Die Willkürrüge scheitert gemäss Bundesgericht im Weiteren daran, dass sich der Beschwerdeführer mit den nachfolgend aufgeführten Gründen, die laut Vorinstanz für die Glaubhaftigkeit der Darstellung der Beschwerdegegnerin 2 sprechen, nicht auseinandersetzt (E.4.3.2 a.A.).

Das Bundesgericht kommt im Urteil 7B_202/2022, 7B_203/2022 vom 18. Oktober 2023 zu folgendem Resultat:

«Auch wenn sie einzelne Elemente anders hätte gewichten können, ist es im Resultat nicht willkürlich, wenn die Vorinstanz in einer Gesamtbetrachtung auf die Aussagen der Beschwerdegegnerin 2 abstellt und den angeklagten Sachverhalt als erstellt erachtet. Die Beschwerde des Beschwerdeführers 2 bleibt entsprechend ohne Erfolg.» (E.4.3.3)

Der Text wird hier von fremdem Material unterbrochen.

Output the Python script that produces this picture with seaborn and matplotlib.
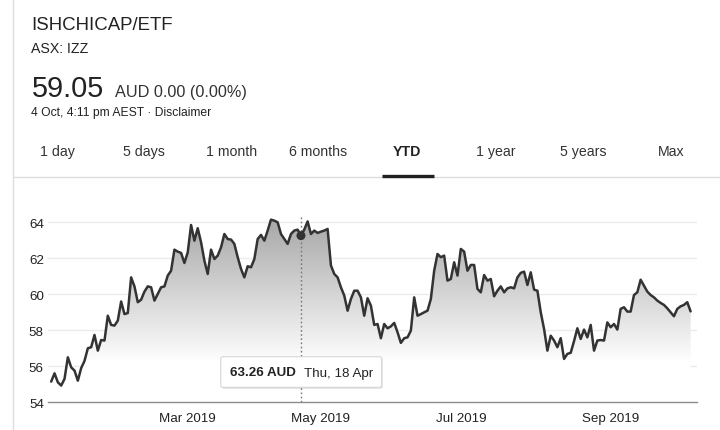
import numpy as np
import pandas as pd
import matplotlib
matplotlib.use("Agg")
import matplotlib.pyplot as plt
import seaborn as sns
from matplotlib.patches import FancyBboxPatch
from matplotlib.lines import Line2D

# ---------------- data ----------------
title = "ISHCHICAP/ETF"
exchange = "ASX: IZZ"
last_price = "59.05"
change_text = "AUD 0.00 (0.00%)"
timestamp = "4 Oct, 4:11 pm AEST · Disclaimer"
tabs = ["1 day", "5 days", "1 month", "6 months", "YTD", "1 year", "5 years", "Max"]
active_tab = "YTD"

holidays = ["2019-01-28", "2019-04-19", "2019-04-22", "2019-04-25", "2019-06-10"]
prices = [
    55.15, 55.61, 55.11, 54.93, 55.30, 56.50, 55.94, 55.76, 55.20, 55.90,
    56.30, 57.00, 57.06, 57.74, 56.87, 57.46, 57.43, 58.81, 58.30, 58.26,
    58.54, 59.60, 58.90, 58.96, 60.94, 60.44, 59.56, 59.70, 60.15, 60.44,
    60.39, 59.65, 60.02, 60.39, 60.44, 61.04, 61.31, 62.48, 62.37, 62.30,
    61.74, 62.33, 63.85, 62.98, 63.67, 62.89, 61.87, 61.13, 62.48, 61.96,
    62.15, 62.61, 63.35, 63.07, 63.04, 62.80, 62.06, 61.41, 60.94, 61.56,
    61.50, 61.96, 63.07, 63.30, 62.98, 63.54, 64.15, 64.09, 64.00, 63.35,
    63.07, 62.80, 63.35, 63.54, 63.59, 63.26, 63.60, 64.05, 63.35, 63.54,
    63.41, 63.48, 63.54, 63.63, 61.60, 61.13, 60.94, 60.39, 59.93, 59.09,
    59.74, 60.20, 60.20, 59.83, 58.81, 59.78, 59.37, 58.30, 58.35, 57.56,
    58.35, 58.11, 58.22, 58.41, 57.89, 57.30, 57.56, 57.61, 57.98, 59.83,
    58.81, 58.90, 59.00, 59.09, 59.74, 61.31, 62.24, 62.06, 62.15, 60.76,
    60.85, 61.78, 61.04, 62.52, 62.37, 61.31, 61.63, 61.63, 60.30, 60.11,
    61.07, 60.76, 60.85, 59.89, 60.20, 60.44, 60.11, 60.33, 60.39, 60.33,
    60.94, 61.19, 61.26, 60.52, 61.22, 60.26, 60.20, 59.00, 58.07, 56.87,
    57.70, 57.43, 57.06, 57.56, 56.41, 56.69, 56.75, 57.40, 58.11, 57.52,
    58.04, 57.61, 58.30, 56.87, 57.43, 57.46, 57.43, 58.44, 58.17, 58.35,
    58.04, 59.19, 59.28, 59.04, 59.04, 59.96, 60.11, 60.81, 60.48, 60.15,
    59.96, 59.83, 59.65, 59.52, 59.41, 59.22, 59.00, 58.78, 59.19, 59.33,
    59.41, 59.56, 59.05,
]
tick_months = ["2019-03", "2019-05", "2019-07", "2019-09"]
tick_labels = ["Mar 2019", "May 2019", "Jul 2019", "Sep 2019"]
y_ticks = [54, 56, 58, 60, 62, 64]
highlight_date = "2019-04-18"
currency = "AUD"

# ---------------- build frame ----------------
dates = pd.bdate_range("2019-01-02", "2019-10-04", freq="C", holidays=holidays)
n = min(len(dates), len(prices))
df = pd.DataFrame({"idx": np.arange(n), "date": dates[:n], "price": prices[:n]})

sns.set_style("white")
plt.rcParams["font.family"] = ["Liberation Sans", "DejaVu Sans"]

W, H = 720, 431
fig = plt.figure(figsize=(W / 100, H / 100), dpi=100)
fig.patch.set_facecolor("white")


def fx(x):
    return x / W


def fy(y):
    return 1 - y / H


# ---------------- header ----------------
dark = "#222222"
fig.text(fx(31.5), fy(30), title, fontsize=13.4, color=dark, va="baseline", ha="left")
fig.text(fx(31.5), fy(52.7), exchange, fontsize=10.2, color=dark, va="baseline", ha="left")
fig.text(fx(31.5), fy(96.7), last_price, fontsize=20.8, color=dark, va="baseline", ha="left")
fig.text(fx(115), fy(96.7), change_text, fontsize=11.7, color="#333333", va="baseline", ha="left")
fig.text(fx(31.5), fy(116), timestamp, fontsize=8.7, color=dark, va="baseline", ha="left")

tab_centers = [57, 143.5, 232, 318, 407, 495.5, 583, 671]
for t, cx in zip(tabs, tab_centers):
    fig.text(fx(cx), fy(156), t, fontsize=10.2, color=dark if t == active_tab else "#333333",
             va="baseline", ha="center", fontweight="bold" if t == active_tab else "normal")

fig.add_artist(Line2D([fx(13), fx(720)], [fy(177.5), fy(177.5)], color="#dcdcdc", lw=1))
fig.add_artist(Line2D([fx(381.7), fx(434)], [fy(176.5), fy(176.5)], color="#202020", lw=2.4,
                      solid_capstyle="butt"))
fig.add_artist(Line2D([fx(12.7), fx(12.7)], [0, 1], color="#dddddd", lw=1))

# ---------------- chart ----------------
ax_left, ax_right = 48, 697
ax_top, ax_bottom = 205.3, 403.3
ax = fig.add_axes([fx(ax_left), fy(ax_bottom), (ax_right - ax_left) / W, (ax_bottom - ax_top) / H])
ax.set_facecolor("none")

px_per_day = (690.6 - 51.2) / (n - 1)
xmin = -(51.2 - ax_left) / px_per_day
xmax = (n - 1) + (ax_right - 690.6) / px_per_day
ymin = 54
ymax = 64 + (223.3 - ax_top) / 18.0

# gradient fill under line
yy = np.linspace(ymin, 64.4, 400)
g = np.clip(0.993 - (yy - 56.3) * 0.043, 0.62, 1.0)
g[yy < 56.3] = 1.0
img_arr = np.dstack([g, g, g]).reshape(-1, 1, 3)
img = ax.imshow(img_arr, extent=[0, n - 1, ymin, 64.4], origin="lower", aspect="auto",
                zorder=1, interpolation="bilinear")
poly = ax.fill_between(df["idx"], df["price"], ymin, color="none", lw=0)
img.set_clip_path(poly.get_paths()[0], transform=ax.transData)

# grid
for yt in y_ticks[1:]:
    ax.axhline(yt, color="#ebebeb", lw=1, zorder=0.5)

# highlight
hi = int(np.where(df["date"] == pd.Timestamp(highlight_date))[0][0])
hv = df["price"].iloc[hi]
ax.plot([hi, hi], [ymin, 64.3], color="#777777", lw=1, linestyle=(0, (1.2, 1.8)), zorder=2)

sns.lineplot(data=df, x="idx", y="price", color="#333333", linewidth=1.8, ax=ax, zorder=3)
sns.scatterplot(x=[hi], y=[hv], color="#333333", s=42, edgecolor="none", ax=ax, zorder=4)

ax.set_xlim(xmin, xmax)
ax.set_ylim(ymin, ymax)

tick_pos = [int(np.where(df["date"].dt.strftime("%Y-%m") == m)[0][0]) for m in tick_months]
ax.set_xticks(tick_pos)
ax.set_xticklabels(tick_labels)
ax.set_yticks(y_ticks)
ax.set_yticklabels([str(v) for v in y_ticks])
ax.set_xlabel("")
ax.set_ylabel("")
ax.tick_params(axis="x", length=5, width=1, color="#8c8c8c", labelsize=9.6, labelcolor="#222222", pad=2)
ax.tick_params(axis="y", length=0, labelsize=9.6, labelcolor="#222222", pad=3)

for s in ["top", "right", "left"]:
    ax.spines[s].set_visible(False)
ax.spines["bottom"].set_color("#8c8c8c")
ax.spines["bottom"].set_linewidth(1)

# ---------------- tooltip ----------------
bx0, bx1, by0, by1 = 220.7, 381.7, 357.7, 388.3
shadow = FancyBboxPatch((fx(bx0 + 1), fy(by1 + 1.5)), fx(bx1 - bx0), (by1 - by0) / H,
                        boxstyle="round,pad=0,rounding_size=0.004", transform=fig.transFigure,
                        facecolor="#000000", alpha=0.12, edgecolor="none", zorder=5)
fig.add_artist(shadow)
box = FancyBboxPatch((fx(bx0), fy(by1)), fx(bx1 - bx0), (by1 - by0) / H,
                     boxstyle="round,pad=0,rounding_size=0.004", transform=fig.transFigure,
                     facecolor="white", edgecolor="#d6d6d6", lw=0.8, zorder=6)
fig.add_artist(box)
hd = df["date"].iloc[hi]
fig.text(fx(230), fy(376.5), f"{hv:.2f} {currency}", fontsize=9.6, fontweight="bold",
         color="#222222", va="baseline", ha="left", zorder=7)
fig.text(fx(304), fy(376.5), f"{hd:%a}, {hd.day} {hd:%b}", fontsize=9.6,
         color="#222222", va="baseline", ha="left", zorder=7)

fig.savefig("out.png", dpi=100, facecolor="white")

Zur Rüge von qualifizierten Tatbeständen (der Oberstaatsanwaltschaft)

Die Beschwerde der Beschwerdeführerin 1 beschlägt vor Bundesgericht die rechtliche Würdigung der Geschehnisse. Sie verlangt eine Bestrafung wegen qualifizierter Vergewaltigung und qualifizierter sexueller Nötigung, da das Merkmal der Grausamkeit erfüllt sei. (E.5).

Da die Qualifikation der Grausamkeit auch vom subjektiven Tatbestand erfasst werden muss und nur mit Zurückhaltung anzunehmen ist, ist sie mit der Vorinstanz, wenn auch knapp, zu verneinen, erklärt das Bundesgericht hierzu u.a. (E.5.3 a.E.).

Das Bundesgericht wies beide Beschwerden ab (E.6).